Atlantica’s Statkraft deal shows how global investors now see Canadian renewables and storage as core, grid-ready infrastructure

3 Feb 2026

Wind turbines operating across snow-covered forest landscape

A quiet but meaningful shift is unfolding in Canada’s energy sector. Ownership of the country’s power future is starting to change, and global infrastructure investors are no longer watching from the sidelines. They are buying in, convinced that Canada’s grid is entering a phase where size, adaptability, and patience matter more than speed.

Atlantica’s acquisition of a Canadian renewable and storage portfolio from Statkraft, completed in December 2025, has become an early marker of that transition. On paper, the deal involved operating wind assets. In practice, it delivered something more strategic: a pipeline of wind, solar, and energy storage projects built for a grid under growing strain.

The real draw was not just clean generation.
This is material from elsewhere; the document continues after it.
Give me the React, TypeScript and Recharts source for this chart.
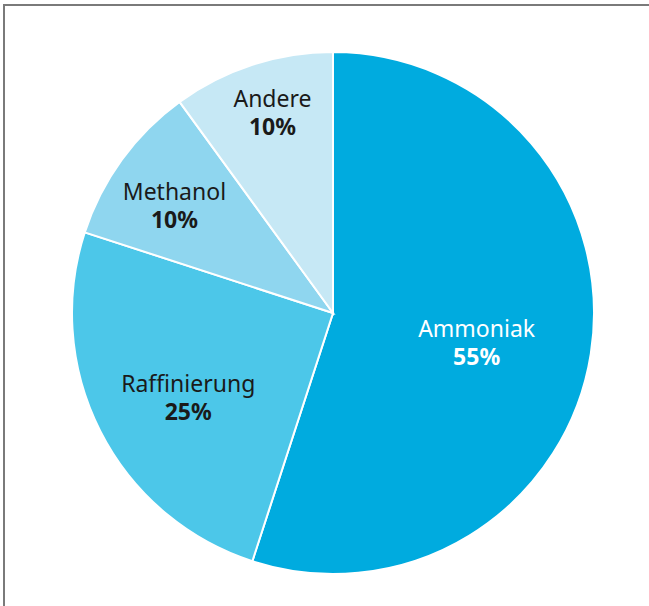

Energy storage is fast becoming the backbone of modern power systems, absorbing volatility from renewables while supporting electrification in transport and industry. Assets that can react quickly to grid needs are no longer optional. They are essential.

For Atlantica, the appeal was efficiency. Instead of stitching together a Canadian presence asset by asset, it secured operating projects, local teams, and long term power contracts in one move. Canada’s predictable policy framework and increasing focus on grid upgrades made that shortcut appealing to long term capital.

Statkraft’s exit reflects a wider recalibration. Large developers are trimming portfolios, shedding assets that no longer fit tighter strategic goals. Growth is still important, but discipline is gaining equal weight. In mature renewable markets, that kind of reshuffling is likely to continue.

The implications stretch beyond the two companies. The deal sends a clear signal that renewables and storage in Canada are no longer fringe investments. They are being treated as core infrastructure, attractive to global investors with deep pockets and operational experience. For domestic developers and utilities, the competitive bar is rising.

Challenges remain. Permitting delays, grid congestion, evolving storage rules, and supply chain pressure continue to shape timelines. Still, investors increasingly see these risks as familiar and manageable.

What follows seems predictable. As Canada’s grid grows more complex, ownership of flexible energy assets is likely to concentrate among players built to navigate uncertainty. The energy transition is moving from lofty goals to hard execution, and global capital is positioning itself early.